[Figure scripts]
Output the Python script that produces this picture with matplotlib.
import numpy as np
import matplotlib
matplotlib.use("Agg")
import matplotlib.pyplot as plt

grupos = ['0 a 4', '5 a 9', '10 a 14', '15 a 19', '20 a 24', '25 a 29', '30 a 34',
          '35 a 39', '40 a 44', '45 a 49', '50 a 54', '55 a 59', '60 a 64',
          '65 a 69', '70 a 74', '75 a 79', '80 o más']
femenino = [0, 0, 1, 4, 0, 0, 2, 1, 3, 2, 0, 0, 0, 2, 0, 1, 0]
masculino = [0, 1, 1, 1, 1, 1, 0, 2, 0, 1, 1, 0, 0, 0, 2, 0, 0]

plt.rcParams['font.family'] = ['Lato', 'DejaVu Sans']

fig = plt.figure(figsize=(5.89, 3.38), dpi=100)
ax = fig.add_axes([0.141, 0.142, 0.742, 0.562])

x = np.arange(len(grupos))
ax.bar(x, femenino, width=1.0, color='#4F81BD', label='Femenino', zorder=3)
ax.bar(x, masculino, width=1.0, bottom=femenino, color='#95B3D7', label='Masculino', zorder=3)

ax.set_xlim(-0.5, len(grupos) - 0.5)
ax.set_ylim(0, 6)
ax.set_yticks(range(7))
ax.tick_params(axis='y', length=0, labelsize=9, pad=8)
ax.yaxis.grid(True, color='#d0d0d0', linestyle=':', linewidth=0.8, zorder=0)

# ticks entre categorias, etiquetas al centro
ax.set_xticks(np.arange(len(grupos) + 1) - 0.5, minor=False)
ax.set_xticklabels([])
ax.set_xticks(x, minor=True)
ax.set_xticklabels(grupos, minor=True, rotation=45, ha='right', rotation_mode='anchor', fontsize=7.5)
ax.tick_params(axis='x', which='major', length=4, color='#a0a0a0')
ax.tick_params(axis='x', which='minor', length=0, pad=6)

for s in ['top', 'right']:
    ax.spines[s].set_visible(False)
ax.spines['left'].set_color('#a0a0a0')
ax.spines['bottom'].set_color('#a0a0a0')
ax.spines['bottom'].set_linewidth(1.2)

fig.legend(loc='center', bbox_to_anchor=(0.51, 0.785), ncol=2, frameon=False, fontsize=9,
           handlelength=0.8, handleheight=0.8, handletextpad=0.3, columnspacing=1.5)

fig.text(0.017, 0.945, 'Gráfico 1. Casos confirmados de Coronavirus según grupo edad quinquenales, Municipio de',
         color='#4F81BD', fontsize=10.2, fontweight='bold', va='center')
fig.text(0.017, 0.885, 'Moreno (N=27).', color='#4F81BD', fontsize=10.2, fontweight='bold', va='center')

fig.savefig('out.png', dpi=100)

--

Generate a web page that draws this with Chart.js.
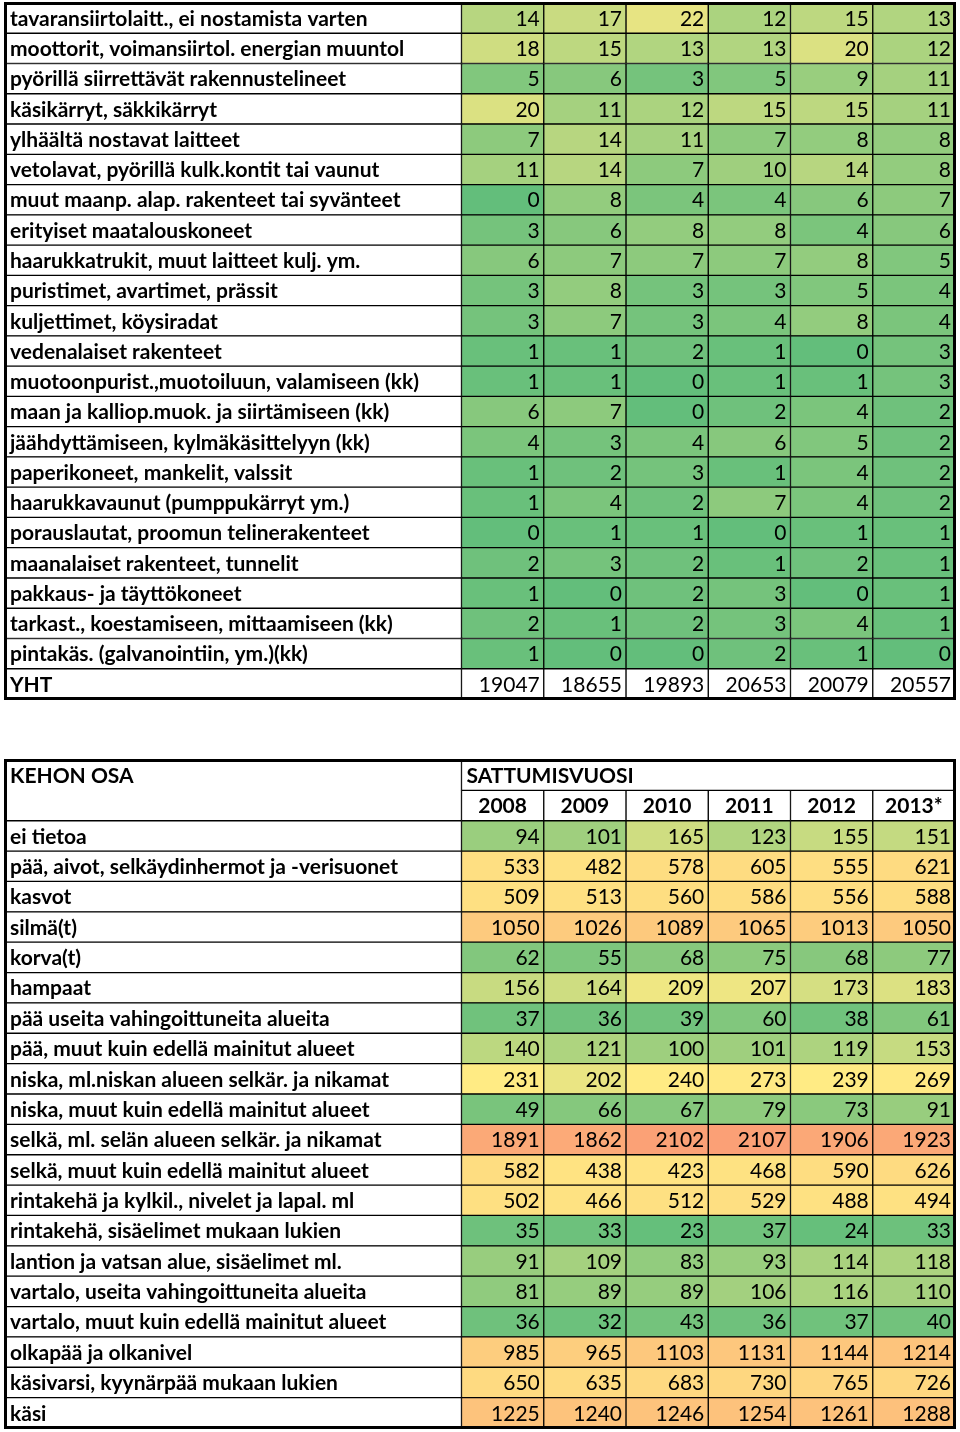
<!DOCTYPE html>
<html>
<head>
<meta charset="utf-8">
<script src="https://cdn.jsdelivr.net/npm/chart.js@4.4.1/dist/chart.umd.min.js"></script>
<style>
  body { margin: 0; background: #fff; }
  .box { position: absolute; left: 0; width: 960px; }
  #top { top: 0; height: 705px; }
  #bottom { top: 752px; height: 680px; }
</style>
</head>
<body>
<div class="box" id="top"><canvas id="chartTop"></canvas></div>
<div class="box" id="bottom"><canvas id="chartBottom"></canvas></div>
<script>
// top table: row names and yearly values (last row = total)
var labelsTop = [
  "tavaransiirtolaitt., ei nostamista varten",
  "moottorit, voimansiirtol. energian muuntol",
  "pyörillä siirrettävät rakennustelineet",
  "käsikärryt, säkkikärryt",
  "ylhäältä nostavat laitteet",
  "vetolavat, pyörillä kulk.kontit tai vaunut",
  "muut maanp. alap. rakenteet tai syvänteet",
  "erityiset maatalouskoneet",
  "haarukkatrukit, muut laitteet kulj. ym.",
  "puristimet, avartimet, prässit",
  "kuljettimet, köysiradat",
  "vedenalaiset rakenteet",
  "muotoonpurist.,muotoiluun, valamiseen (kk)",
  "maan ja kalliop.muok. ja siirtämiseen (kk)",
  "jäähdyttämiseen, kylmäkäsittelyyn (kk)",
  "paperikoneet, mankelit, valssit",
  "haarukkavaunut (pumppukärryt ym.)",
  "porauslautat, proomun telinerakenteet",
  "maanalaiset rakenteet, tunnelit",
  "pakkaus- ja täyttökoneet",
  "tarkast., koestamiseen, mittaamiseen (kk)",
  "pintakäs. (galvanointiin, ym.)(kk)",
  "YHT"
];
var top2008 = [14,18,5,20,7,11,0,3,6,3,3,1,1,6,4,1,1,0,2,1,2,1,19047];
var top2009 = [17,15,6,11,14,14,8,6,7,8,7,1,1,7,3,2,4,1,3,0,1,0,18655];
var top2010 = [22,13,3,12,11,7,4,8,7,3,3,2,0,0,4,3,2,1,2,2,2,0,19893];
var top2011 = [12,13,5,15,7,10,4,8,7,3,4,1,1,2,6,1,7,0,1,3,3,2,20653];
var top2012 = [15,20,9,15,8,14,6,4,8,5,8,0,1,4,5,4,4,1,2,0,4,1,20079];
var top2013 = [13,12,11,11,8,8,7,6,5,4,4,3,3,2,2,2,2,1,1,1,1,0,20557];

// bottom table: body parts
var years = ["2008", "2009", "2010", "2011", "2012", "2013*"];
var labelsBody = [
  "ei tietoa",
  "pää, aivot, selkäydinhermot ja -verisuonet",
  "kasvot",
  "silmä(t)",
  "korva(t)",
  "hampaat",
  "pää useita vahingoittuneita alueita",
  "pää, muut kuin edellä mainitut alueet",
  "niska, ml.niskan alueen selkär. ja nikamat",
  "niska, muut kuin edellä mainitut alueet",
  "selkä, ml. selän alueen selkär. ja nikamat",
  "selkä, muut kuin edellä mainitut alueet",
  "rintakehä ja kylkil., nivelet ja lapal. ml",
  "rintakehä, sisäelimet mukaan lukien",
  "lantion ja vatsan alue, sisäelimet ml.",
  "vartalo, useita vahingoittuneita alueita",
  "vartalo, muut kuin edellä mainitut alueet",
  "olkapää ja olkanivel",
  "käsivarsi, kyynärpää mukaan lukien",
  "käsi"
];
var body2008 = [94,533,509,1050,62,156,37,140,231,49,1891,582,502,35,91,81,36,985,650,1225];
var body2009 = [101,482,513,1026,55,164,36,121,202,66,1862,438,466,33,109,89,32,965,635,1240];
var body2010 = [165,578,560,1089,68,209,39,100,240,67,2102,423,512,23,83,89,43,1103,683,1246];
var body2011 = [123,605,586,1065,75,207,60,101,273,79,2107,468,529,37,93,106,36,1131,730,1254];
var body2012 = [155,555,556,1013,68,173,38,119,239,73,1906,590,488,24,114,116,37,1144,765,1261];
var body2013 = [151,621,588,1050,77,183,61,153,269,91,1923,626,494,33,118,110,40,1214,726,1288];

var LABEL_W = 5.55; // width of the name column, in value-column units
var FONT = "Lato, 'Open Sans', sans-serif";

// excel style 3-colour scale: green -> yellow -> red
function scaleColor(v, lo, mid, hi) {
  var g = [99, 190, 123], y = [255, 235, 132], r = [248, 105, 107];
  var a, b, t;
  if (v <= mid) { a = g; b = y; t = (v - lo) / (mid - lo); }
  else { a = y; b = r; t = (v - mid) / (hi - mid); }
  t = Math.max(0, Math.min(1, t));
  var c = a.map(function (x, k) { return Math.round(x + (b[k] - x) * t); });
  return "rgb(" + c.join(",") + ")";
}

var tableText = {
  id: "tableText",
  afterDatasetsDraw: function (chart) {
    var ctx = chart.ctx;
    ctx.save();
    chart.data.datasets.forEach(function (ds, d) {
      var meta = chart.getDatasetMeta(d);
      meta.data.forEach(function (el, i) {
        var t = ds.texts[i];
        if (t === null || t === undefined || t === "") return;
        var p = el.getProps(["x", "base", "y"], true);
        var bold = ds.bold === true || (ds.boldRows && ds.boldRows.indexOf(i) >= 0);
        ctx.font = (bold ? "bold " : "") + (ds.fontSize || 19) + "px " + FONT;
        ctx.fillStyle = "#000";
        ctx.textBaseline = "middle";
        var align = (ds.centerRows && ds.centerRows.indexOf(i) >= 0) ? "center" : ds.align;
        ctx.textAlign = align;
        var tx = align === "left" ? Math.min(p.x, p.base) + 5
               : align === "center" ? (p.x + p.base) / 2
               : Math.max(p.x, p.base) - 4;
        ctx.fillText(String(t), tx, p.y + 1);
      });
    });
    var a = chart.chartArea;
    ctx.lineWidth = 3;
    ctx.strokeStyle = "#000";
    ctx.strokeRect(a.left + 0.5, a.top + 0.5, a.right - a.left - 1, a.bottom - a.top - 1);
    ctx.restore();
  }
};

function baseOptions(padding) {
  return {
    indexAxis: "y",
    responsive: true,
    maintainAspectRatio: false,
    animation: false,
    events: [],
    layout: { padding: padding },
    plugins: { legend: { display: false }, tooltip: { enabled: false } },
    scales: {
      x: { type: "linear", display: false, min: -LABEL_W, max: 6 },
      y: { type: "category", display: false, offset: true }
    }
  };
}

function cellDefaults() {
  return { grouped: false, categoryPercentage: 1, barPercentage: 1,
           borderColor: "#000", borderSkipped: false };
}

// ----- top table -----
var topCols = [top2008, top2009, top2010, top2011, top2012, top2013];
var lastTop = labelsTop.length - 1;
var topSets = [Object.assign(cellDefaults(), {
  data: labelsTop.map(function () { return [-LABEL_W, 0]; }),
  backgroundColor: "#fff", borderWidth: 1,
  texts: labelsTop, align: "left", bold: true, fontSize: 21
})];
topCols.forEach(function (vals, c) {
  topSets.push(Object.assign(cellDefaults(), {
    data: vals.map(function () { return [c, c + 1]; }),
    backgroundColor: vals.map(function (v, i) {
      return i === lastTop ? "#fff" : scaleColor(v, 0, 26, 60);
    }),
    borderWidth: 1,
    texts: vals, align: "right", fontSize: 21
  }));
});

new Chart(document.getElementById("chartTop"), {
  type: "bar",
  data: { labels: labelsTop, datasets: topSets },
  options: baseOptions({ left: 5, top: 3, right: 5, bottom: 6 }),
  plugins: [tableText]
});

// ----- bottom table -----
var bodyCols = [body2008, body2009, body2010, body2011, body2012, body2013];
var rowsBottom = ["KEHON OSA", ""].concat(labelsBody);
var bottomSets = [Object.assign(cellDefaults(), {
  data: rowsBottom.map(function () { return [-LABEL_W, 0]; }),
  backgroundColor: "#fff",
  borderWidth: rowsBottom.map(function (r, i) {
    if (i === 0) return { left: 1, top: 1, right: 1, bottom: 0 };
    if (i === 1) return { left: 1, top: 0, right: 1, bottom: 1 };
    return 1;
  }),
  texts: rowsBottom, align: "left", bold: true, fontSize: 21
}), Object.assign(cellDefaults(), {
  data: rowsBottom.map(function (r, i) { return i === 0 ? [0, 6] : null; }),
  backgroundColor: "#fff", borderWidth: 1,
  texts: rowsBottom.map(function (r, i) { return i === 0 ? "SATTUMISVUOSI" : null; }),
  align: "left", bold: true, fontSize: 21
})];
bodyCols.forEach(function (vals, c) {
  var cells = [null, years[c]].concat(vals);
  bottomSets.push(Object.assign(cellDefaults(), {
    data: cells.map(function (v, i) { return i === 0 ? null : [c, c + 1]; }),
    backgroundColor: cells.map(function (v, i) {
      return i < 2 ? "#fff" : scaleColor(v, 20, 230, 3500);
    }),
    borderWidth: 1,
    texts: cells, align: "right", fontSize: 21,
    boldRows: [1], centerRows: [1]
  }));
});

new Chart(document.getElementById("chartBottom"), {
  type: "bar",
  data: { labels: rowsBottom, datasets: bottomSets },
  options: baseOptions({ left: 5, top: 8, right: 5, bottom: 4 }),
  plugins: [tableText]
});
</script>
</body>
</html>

...

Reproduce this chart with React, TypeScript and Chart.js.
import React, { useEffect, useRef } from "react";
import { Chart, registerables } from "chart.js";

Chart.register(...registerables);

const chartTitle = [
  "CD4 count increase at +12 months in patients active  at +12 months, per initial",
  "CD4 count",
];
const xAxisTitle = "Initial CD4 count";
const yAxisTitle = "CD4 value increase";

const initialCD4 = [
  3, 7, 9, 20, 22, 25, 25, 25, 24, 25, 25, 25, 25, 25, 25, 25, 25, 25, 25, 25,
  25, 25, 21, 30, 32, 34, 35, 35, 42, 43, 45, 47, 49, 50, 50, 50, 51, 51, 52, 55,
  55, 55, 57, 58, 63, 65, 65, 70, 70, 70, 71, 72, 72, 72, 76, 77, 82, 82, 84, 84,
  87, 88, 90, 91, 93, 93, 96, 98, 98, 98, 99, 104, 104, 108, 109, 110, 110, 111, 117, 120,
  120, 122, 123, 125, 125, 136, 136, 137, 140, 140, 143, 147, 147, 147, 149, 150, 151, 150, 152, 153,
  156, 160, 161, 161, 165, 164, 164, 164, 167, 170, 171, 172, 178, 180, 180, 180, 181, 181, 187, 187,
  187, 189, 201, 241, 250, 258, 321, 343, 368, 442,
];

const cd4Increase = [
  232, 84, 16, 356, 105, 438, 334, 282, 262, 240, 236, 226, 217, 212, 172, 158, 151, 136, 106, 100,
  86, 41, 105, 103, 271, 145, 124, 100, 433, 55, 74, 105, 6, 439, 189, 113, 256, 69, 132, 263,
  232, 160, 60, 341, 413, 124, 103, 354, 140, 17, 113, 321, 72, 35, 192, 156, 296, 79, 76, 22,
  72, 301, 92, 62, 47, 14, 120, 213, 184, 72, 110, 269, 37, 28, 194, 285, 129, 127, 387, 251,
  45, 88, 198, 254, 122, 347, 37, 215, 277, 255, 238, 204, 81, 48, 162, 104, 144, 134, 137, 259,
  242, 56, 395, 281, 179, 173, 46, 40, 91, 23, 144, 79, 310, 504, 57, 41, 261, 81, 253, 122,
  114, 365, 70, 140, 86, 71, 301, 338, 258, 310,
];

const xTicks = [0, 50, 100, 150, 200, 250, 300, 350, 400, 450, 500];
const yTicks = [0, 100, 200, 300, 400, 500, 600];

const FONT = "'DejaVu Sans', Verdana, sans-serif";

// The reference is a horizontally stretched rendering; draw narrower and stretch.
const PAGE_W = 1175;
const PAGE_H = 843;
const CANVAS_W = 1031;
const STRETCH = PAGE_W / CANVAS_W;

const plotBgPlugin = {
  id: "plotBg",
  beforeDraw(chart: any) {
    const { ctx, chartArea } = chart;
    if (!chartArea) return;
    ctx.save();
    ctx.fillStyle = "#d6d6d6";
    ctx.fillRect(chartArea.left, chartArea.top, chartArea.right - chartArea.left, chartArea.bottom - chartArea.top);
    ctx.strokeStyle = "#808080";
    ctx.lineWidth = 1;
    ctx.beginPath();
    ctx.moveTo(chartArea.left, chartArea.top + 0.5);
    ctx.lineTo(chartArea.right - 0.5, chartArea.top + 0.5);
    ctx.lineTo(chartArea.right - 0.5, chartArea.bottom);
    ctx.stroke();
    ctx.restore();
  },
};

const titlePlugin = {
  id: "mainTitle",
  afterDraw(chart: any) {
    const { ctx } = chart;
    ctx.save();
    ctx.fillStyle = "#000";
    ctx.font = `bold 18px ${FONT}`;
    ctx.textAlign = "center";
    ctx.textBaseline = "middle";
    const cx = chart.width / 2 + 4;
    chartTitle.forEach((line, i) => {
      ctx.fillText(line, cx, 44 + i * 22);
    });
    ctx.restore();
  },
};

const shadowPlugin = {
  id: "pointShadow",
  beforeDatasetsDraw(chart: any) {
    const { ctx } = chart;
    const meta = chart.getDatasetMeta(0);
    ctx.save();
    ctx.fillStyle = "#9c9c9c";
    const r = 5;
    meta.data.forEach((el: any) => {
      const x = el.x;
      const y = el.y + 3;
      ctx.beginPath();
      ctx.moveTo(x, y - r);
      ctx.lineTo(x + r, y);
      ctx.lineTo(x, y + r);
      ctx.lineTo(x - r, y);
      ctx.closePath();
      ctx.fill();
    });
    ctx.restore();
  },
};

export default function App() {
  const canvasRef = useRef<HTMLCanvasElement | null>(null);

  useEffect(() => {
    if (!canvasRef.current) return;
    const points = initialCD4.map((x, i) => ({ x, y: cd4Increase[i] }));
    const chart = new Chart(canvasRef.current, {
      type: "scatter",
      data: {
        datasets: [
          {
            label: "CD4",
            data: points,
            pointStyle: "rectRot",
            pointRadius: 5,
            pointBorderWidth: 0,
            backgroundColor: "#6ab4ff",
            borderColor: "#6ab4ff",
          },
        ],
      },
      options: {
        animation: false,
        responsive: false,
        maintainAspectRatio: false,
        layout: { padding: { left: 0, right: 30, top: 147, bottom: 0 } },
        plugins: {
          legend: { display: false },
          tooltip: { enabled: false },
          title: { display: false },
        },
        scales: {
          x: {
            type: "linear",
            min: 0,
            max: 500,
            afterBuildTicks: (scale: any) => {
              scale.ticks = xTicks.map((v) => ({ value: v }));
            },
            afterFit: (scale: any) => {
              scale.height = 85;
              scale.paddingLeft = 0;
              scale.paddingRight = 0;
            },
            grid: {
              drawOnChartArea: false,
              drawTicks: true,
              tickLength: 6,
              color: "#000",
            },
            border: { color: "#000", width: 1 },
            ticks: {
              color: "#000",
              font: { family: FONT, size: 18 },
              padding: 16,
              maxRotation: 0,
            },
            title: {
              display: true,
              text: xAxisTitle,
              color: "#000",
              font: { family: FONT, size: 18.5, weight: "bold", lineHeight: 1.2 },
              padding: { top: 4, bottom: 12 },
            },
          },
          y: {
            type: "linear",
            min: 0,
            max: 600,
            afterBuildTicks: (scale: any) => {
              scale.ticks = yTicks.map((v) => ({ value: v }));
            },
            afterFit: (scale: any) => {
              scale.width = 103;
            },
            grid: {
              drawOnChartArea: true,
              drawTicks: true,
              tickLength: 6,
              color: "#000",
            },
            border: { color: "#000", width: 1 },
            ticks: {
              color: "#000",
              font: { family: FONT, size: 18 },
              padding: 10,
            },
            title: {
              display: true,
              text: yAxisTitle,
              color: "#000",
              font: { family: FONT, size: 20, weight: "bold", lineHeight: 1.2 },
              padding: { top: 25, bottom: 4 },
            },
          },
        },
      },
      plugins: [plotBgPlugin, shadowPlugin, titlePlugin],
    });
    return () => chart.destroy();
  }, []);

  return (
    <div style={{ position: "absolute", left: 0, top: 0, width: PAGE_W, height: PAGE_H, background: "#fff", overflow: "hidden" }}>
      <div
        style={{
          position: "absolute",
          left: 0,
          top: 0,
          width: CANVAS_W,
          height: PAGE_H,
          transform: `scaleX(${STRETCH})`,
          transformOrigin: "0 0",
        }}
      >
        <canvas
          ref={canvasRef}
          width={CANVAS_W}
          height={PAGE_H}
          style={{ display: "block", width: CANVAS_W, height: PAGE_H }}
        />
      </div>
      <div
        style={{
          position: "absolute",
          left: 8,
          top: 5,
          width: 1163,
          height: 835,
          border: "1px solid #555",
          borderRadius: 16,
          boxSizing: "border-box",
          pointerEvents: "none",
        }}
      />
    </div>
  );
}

**YOUR INSTRUCTIONS**:
Look back at the entries above and repeat, unchanged, every line from the line holding "Output the Python" through the line holding "linestyle=':', linewidth=0.8, zorder=0)".

**ANSWER TO THIS TASK**:
Output the Python script that produces this picture with matplotlib.
import numpy as np
import matplotlib
matplotlib.use("Agg")
import matplotlib.pyplot as plt

grupos = ['0 a 4', '5 a 9', '10 a 14', '15 a 19', '20 a 24', '25 a 29', '30 a 34',
          '35 a 39', '40 a 44', '45 a 49', '50 a 54', '55 a 59', '60 a 64',
          '65 a 69', '70 a 74', '75 a 79', '80 o más']
femenino = [0, 0, 1, 4, 0, 0, 2, 1, 3, 2, 0, 0, 0, 2, 0, 1, 0]
masculino = [0, 1, 1, 1, 1, 1, 0, 2, 0, 1, 1, 0, 0, 0, 2, 0, 0]

plt.rcParams['font.family'] = ['Lato', 'DejaVu Sans']

fig = plt.figure(figsize=(5.89, 3.38), dpi=100)
ax = fig.add_axes([0.141, 0.142, 0.742, 0.562])

x = np.arange(len(grupos))
ax.bar(x, femenino, width=1.0, color='#4F81BD', label='Femenino', zorder=3)
ax.bar(x, masculino, width=1.0, bottom=femenino, color='#95B3D7', label='Masculino', zorder=3)

ax.set_xlim(-0.5, len(grupos) - 0.5)
ax.set_ylim(0, 6)
ax.set_yticks(range(7))
ax.tick_params(axis='y', length=0, labelsize=9, pad=8)
ax.yaxis.grid(True, color='#d0d0d0', linestyle=':', linewidth=0.8, zorder=0)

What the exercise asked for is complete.